Andalusia's White Villages

Andalusia's pueblos blancos are usually found nestled on densely wooded hills, clinging to the edges of deep gorges, or perched on hilltops. The picturesque locations of the pueblos blancos usually have more to do with defense than anything else, and many have crumbling fortifications that show their use as defensive structures along the frontier between the Christian and Moorish realms. In a few, the remains of magnificent Moorish castles can be spied. The suffix de la frontera, literally meaning "on the frontier," tacked onto a town's name reflects this historical border position.

Vejer de la Frontera

This dazzling white town is perched high on a hill, perfectly positioned to protect its citizens from the threat of marauding pirates. Today it is one of the most charming pueblos blancos on the Cádiz coast, known for its meandering cobbled lanes, narrow arches, and large number of atmospheric bars and restaurants. Vejer is popular with an artsy crowd that has brought art galleries, boutique hotels, crafts shops, and sophisticated restaurants.

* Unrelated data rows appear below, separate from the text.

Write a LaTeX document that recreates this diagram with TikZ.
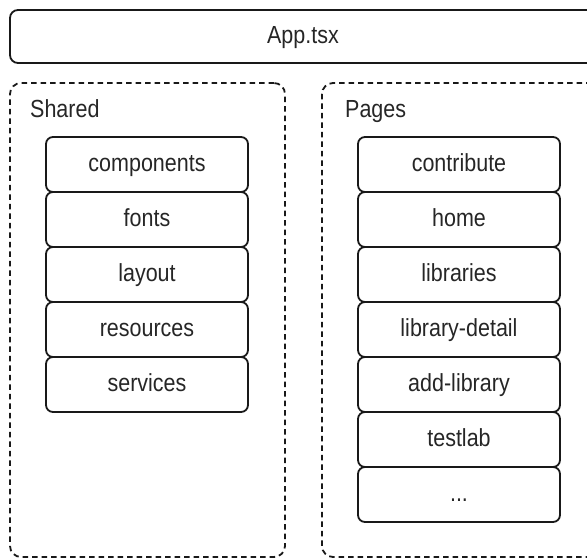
\documentclass[tikz,border=0pt]{standalone}
\usepackage{graphicx}
\usepackage{fontspec}
\setmainfont{Liberation Sans}
\newcommand{\tallstr}[1]{\scalebox{1}[1.15]{#1}}
\begin{document}
\begin{tikzpicture}[x=1pt,y=-1pt,
  txt/.style={text=black!85, font=\fontsize{21.5}{26}\selectfont, text height=19.4pt, text depth=5pt},
  item/.style={txt, draw=black!90, line width=1.8pt, rounded corners=7pt,
     anchor=north west, minimum width=202pt, minimum height=55pt, inner sep=0pt, outer sep=0pt},
  group/.style={draw=black!90, line width=1.8pt, dash pattern=on 5.5pt off 4pt, rounded corners=11pt,
     anchor=north west, minimum height=474pt, inner sep=0pt, outer sep=0pt},
  grouplabel/.style={txt, anchor=west, inner sep=0pt},
  appbox/.style={draw=black!90, line width=1.8pt, rounded corners=8pt,
     anchor=north west, minimum width=610pt, minimum height=53pt, inner sep=0pt, outer sep=0pt}]
\useasboundingbox (0,0) rectangle (587,558);
\clip (0,0) rectangle (587,558);
\node[appbox] (app) at (10,10) {};
\node[txt, inner sep=0pt] (apptxt) at (303,36) {\tallstr{App.tsx}};
\node[group, minimum width=275pt] (shared) at (10,83) {};
\node[group, minimum width=290pt] (pages) at (322,83) {};
\node[grouplabel] (sharedlbl) at (30,110) {\tallstr{Shared}};
\node[grouplabel] (pageslbl) at (345,110) {\tallstr{Pages}};
\node[item] (components) at (46,137) {\tallstr{components}};
\node[item] (fonts) at (46,192) {\tallstr{fonts}};
\node[item] (layout) at (46,247) {\tallstr{layout}};
\node[item] (resources) at (46,302) {\tallstr{resources}};
\node[item] (services) at (46,357) {\tallstr{services}};
\node[item] (contribute) at (358,137) {\tallstr{contribute}};
\node[item] (home) at (358,192) {\tallstr{home}};
\node[item] (libraries) at (358,247) {\tallstr{libraries}};
\node[item] (librarydetail) at (358,302) {\tallstr{library-detail}};
\node[item] (addlibrary) at (358,357) {\tallstr{add-library}};
\node[item] (testlab) at (358,412) {\tallstr{testlab}};
\node[item] (more) at (358,467) {\tallstr{...}};
\end{tikzpicture}
\end{document}
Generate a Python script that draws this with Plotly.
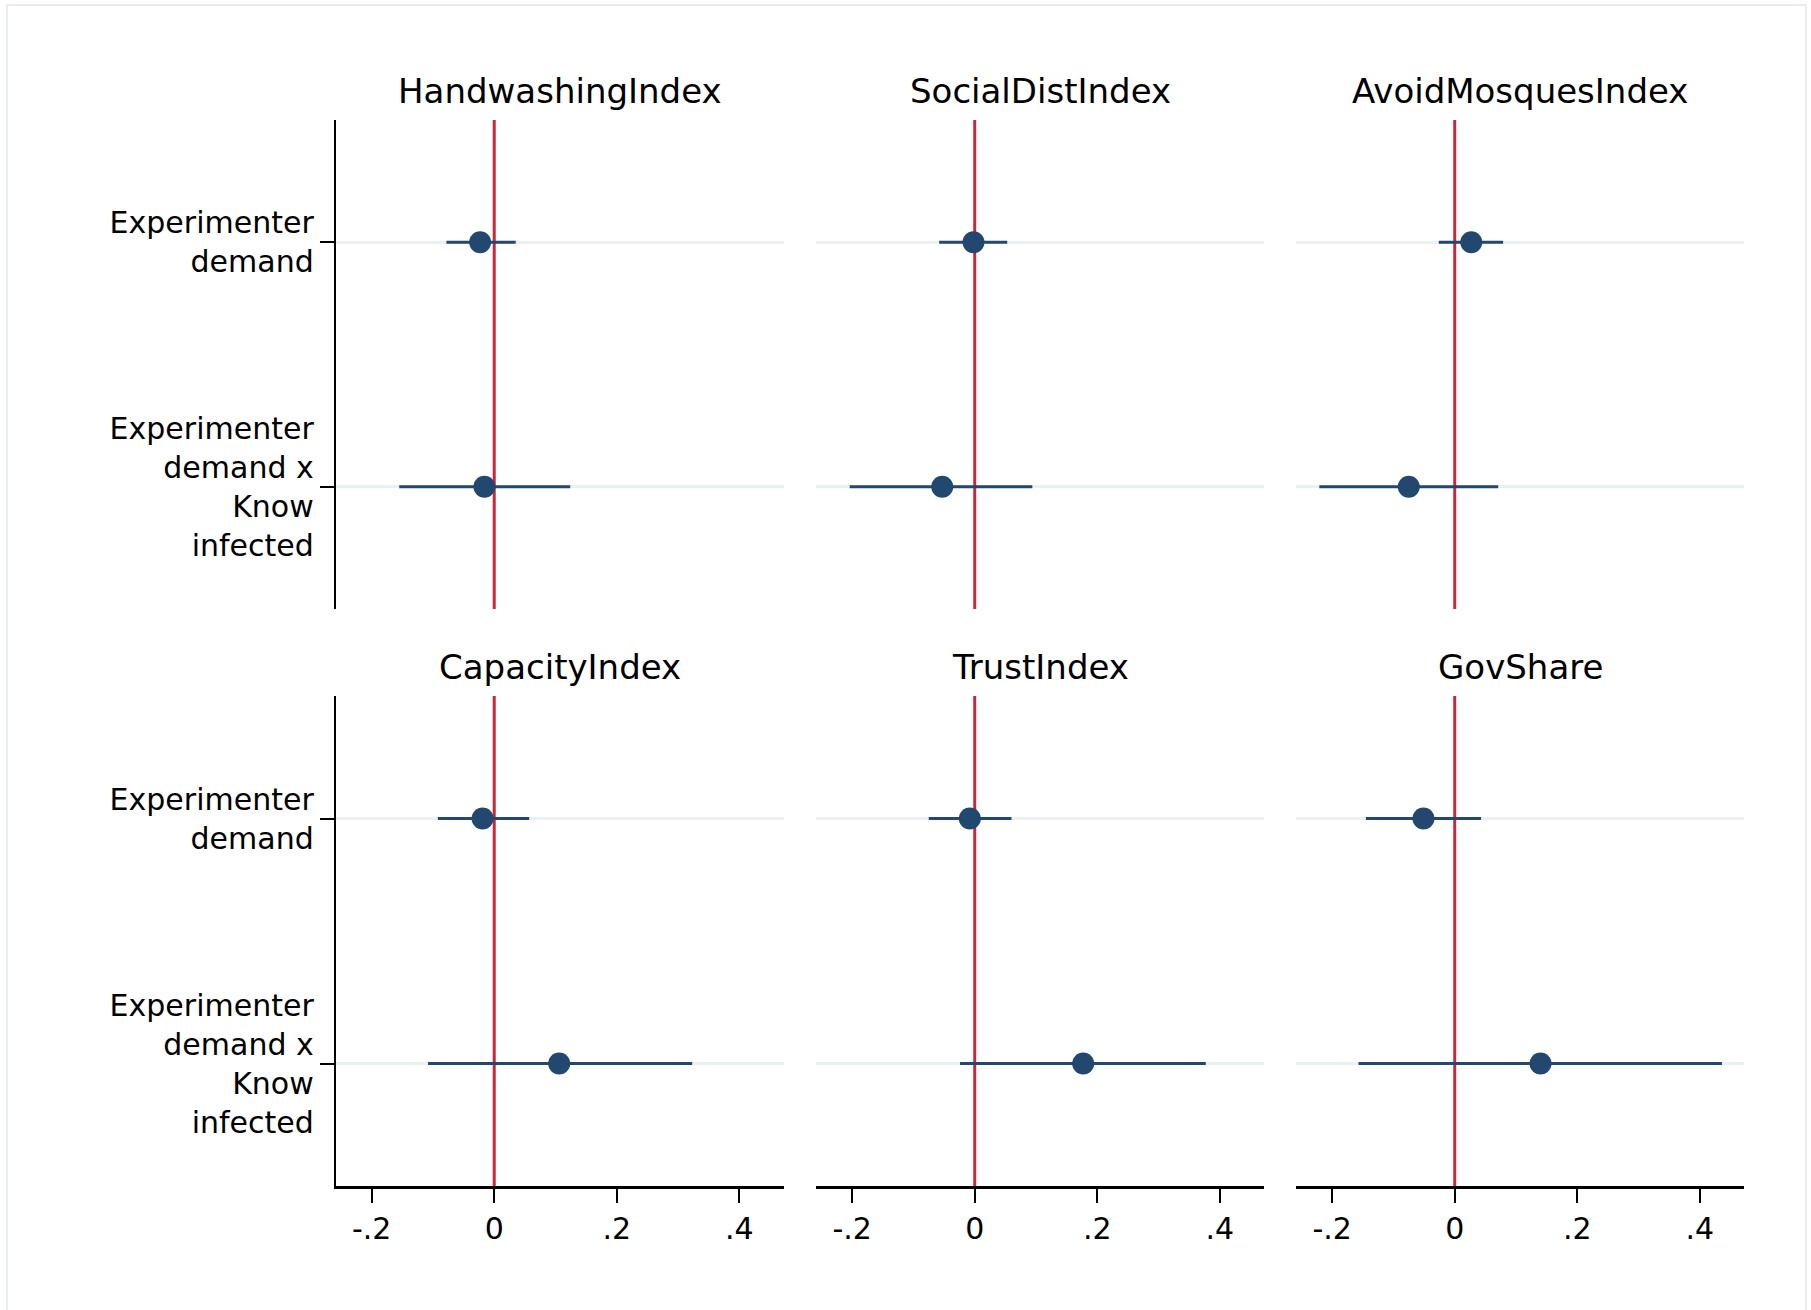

This impossibly pretty whitewashed village is 7 km (4½ miles) north of the well-known resort of Nerja. Despite the encroachment of modern apartment buildings, the old center has remained relatively unchanged. Pots of crimson geraniums decorate the narrow streets, while the bars proudly serve the local sweet wine. Frigiliana is a good place for seeking out ceramics made by the town's craftspeople. Hikers can enjoy the 3-km (2-mile) hike from the old town to El Fuerte, the hilltop site of a 1569 skirmish between the Moors and the Christians.


The countryside surrounding Ronda is stunning, especially in the spring when the ground is carpeted with wildflowers, including exquisite purple orchids. Not surprisingly, the Serranía de Ronda (as this area is known) is famous for its superb walking. Gaucín is a lovely village crowned by a ruined Moorish castle. It is popular with artists who open their studios to the public each year in late spring (visit for dates). The town also has several excellent restaurants and sophisticated boutique hotels.

Pitres and La Taha

Granada's Alpujarras mountains are home to some of Andalusia's most unspoiled white villages. Two of the best known are Bubión and Capileira, while the Pitres and La Taha villages of Mecina, Mecinilla, Fondales, Ferreirola, and Atalbéitar are lovely hamlets separated by rough tracks that wind through orchards and woodland, set in a valley that attracts few visitors.


About a half hour from Ronda, Grazalema is the prettiest—and the whitest—of the white towns. It's a small town, worth some time wandering, and well situated for a visit to the mountains of the Sierra de Grazalema Natural Park.